EXERCISE DETAILS:
From the listing below, pull out every line where the string "that" appears.

***

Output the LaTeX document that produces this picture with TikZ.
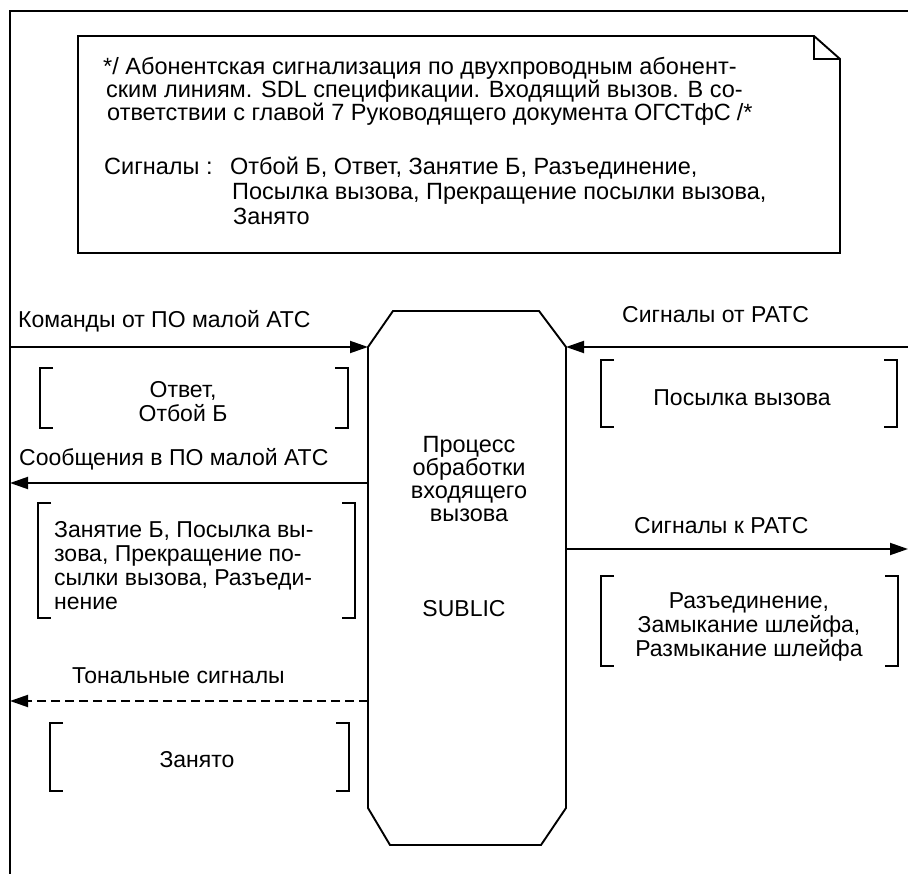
\documentclass[tikz,border=0pt]{standalone}
\usepackage{fontspec}
\setmainfont{Liberation Sans}
\usetikzlibrary{arrows.meta}

% draws the pair of square brackets that enclose a signal list
\newcommand\sigbrackets[1]{%
  \draw[bracket] ([xshift=13pt]#1.north west) -- (#1.north west) -- (#1.south west) -- ([xshift=13pt]#1.south west);
  \draw[bracket] ([xshift=-13pt]#1.north east) -- (#1.north east) -- (#1.south east) -- ([xshift=-13pt]#1.south east);}

\begin{document}
\begin{tikzpicture}[x=1pt,y=-1pt,
  frame/.style={line width=1.9pt,line join=miter},
  bracket/.style={line width=1.8pt},
  flow/.style={line width=1.9pt,-{Triangle[length=18pt,width=12pt]}},
  tone/.style={flow,dash pattern=on 9pt off 5pt},
  sigset/.style={draw=none,inner sep=0pt,outer sep=0pt},
  label/.style={inner sep=0pt,anchor=base west,font=\fontsize{23}{23}\selectfont},
  listtext/.style={inner sep=0pt,font=\fontsize{23}{24}\selectfont},
  notetext/.style={inner sep=0pt,anchor=base west,font=\fontsize{23.5}{23}\selectfont},
  procbox/.style={draw=none,inner sep=0pt,outer sep=0pt,minimum width=198pt,minimum height=534pt}
]
\useasboundingbox (0,0) rectangle (908,874);

% system frame (open to the right and below)
\draw[frame] (908,11) -- (10,11) -- (10,874);

% comment symbol with folded corner
\node[sigset,minimum width=762pt,minimum height=217pt] (note) at (459,144.5) {};
\draw[frame] (note.south west) -- (note.north west) -- ([xshift=-26pt]note.north east)
  -- ([yshift=-23pt]note.north east) -- (note.south east) -- cycle;
\draw[frame] ([xshift=-26pt]note.north east) -- ([xshift=-26pt,yshift=-23pt]note.north east)
  -- ([yshift=-23pt]note.north east);

\node[notetext] (n1) at (103,74.5) {*/ Абонентская сигнализация по двухпроводным абонент-};
\node[notetext] (n2) at (106,97.5) {ским линиям. SDL спецификации. Входящий вызов. В со-};
\node[notetext] (n3) at (107,120.5) {ответствии с главой 7 Руководящего документа ОГСТфС\hspace{6pt}/*};
\node[notetext] (n4) at (104,174.5) {Сигналы :};
\node[notetext] (n5) at (230,174.5) {Отбой Б, Ответ, Занятие Б, Разъединение,};
\node[notetext] (n6) at (232,199.5) {Посылка вызова, Прекращение посылки вызова,};
\node[notetext] (n7) at (233,224.5) {Занято};

% process symbol
\node[procbox] (proc) at (467,578) {};
\draw[frame] ([xshift=25pt]proc.north west) -- ([xshift=-27pt]proc.north east)
  -- ([yshift=-36pt]proc.north east) -- ([yshift=37pt]proc.south east)
  -- ([xshift=-25pt]proc.south east) -- ([xshift=22pt]proc.south west)
  -- ([yshift=37pt]proc.south west) -- ([yshift=-36pt]proc.north west) -- cycle;
\node[listtext,align=center,font=\fontsize{23.5}{23}\selectfont] (procname) at (469,479.5)
  {Процесс\\обработки\\входящего\\вызова};
\node[listtext] (procid) at (464,609) {SUBLIC};

% arrow end points on the process symbol and on the frame
\coordinate (pin1) at (368,347);
\coordinate (pin2) at (566,347);
\coordinate (pout1) at (368,483);
\coordinate (pout2) at (566,549);
\coordinate (pout3) at (368,701);
\coordinate (env1) at (10,347);
\coordinate (env2) at (908,347);
\coordinate (env3) at (10,483);
\coordinate (env4) at (908,549);
\coordinate (env5) at (10,701);

\draw[flow] (env1) -- (pin1);
\draw[flow] (env2) -- (pin2);
\draw[flow] (pout1) -- (env3);
\draw[flow] (pout2) -- (env4);
\draw[tone] (pout3) -- (env5);

% channel labels
\node[label] (lcmd) at (18,328) {Команды от ПО малой АТС};
\node[label] (lmsg) at (19,466) {Сообщения в ПО малой АТС};
\node[label] (lfrom) at (622,323) {Сигналы от РАТС};
\node[label] (lto) at (634,533) {Сигналы к РАТС};
\node[label] (ltone) at (72,683) {Тональные сигналы};

% signal lists
\node[sigset,minimum width=308pt,minimum height=60pt] (s1) at (194,398) {};
\sigbrackets{s1}
\node[listtext,align=center] (t1) at (183,401.5) {Ответ,\\Отбой Б};

\node[sigset,minimum width=317pt,minimum height=115pt] (s2) at (196.5,560.5) {};
\sigbrackets{s2}
\node[listtext,align=left,anchor=west] (t2) at (54,566)
  {Занятие Б, Посылка вы-\\зова, Прекращение по-\\сылки вызова, Разъеди-\\нение};

\node[sigset,minimum width=299pt,minimum height=68pt] (s3) at (199.5,757) {};
\sigbrackets{s3}
\node[listtext] (t3) at (197,760) {Занято};

\node[sigset,minimum width=296pt,minimum height=67pt] (s4) at (749,393.5) {};
\sigbrackets{s4}
\node[listtext] (t4) at (742,398) {Посылка вызова};

\node[sigset,minimum width=297pt,minimum height=90pt] (s5) at (749.5,621) {};
\sigbrackets{s5}
\node[listtext,align=center] (t5) at (749,626.5)
  {Разъединение,\\Замыкание шлейфа,\\Размыкание шлейфа};
\end{tikzpicture}
\end{document}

***

WORKED ANSWER:
Output the LaTeX document that produces this picture with TikZ.
% draws the pair of square brackets that enclose a signal list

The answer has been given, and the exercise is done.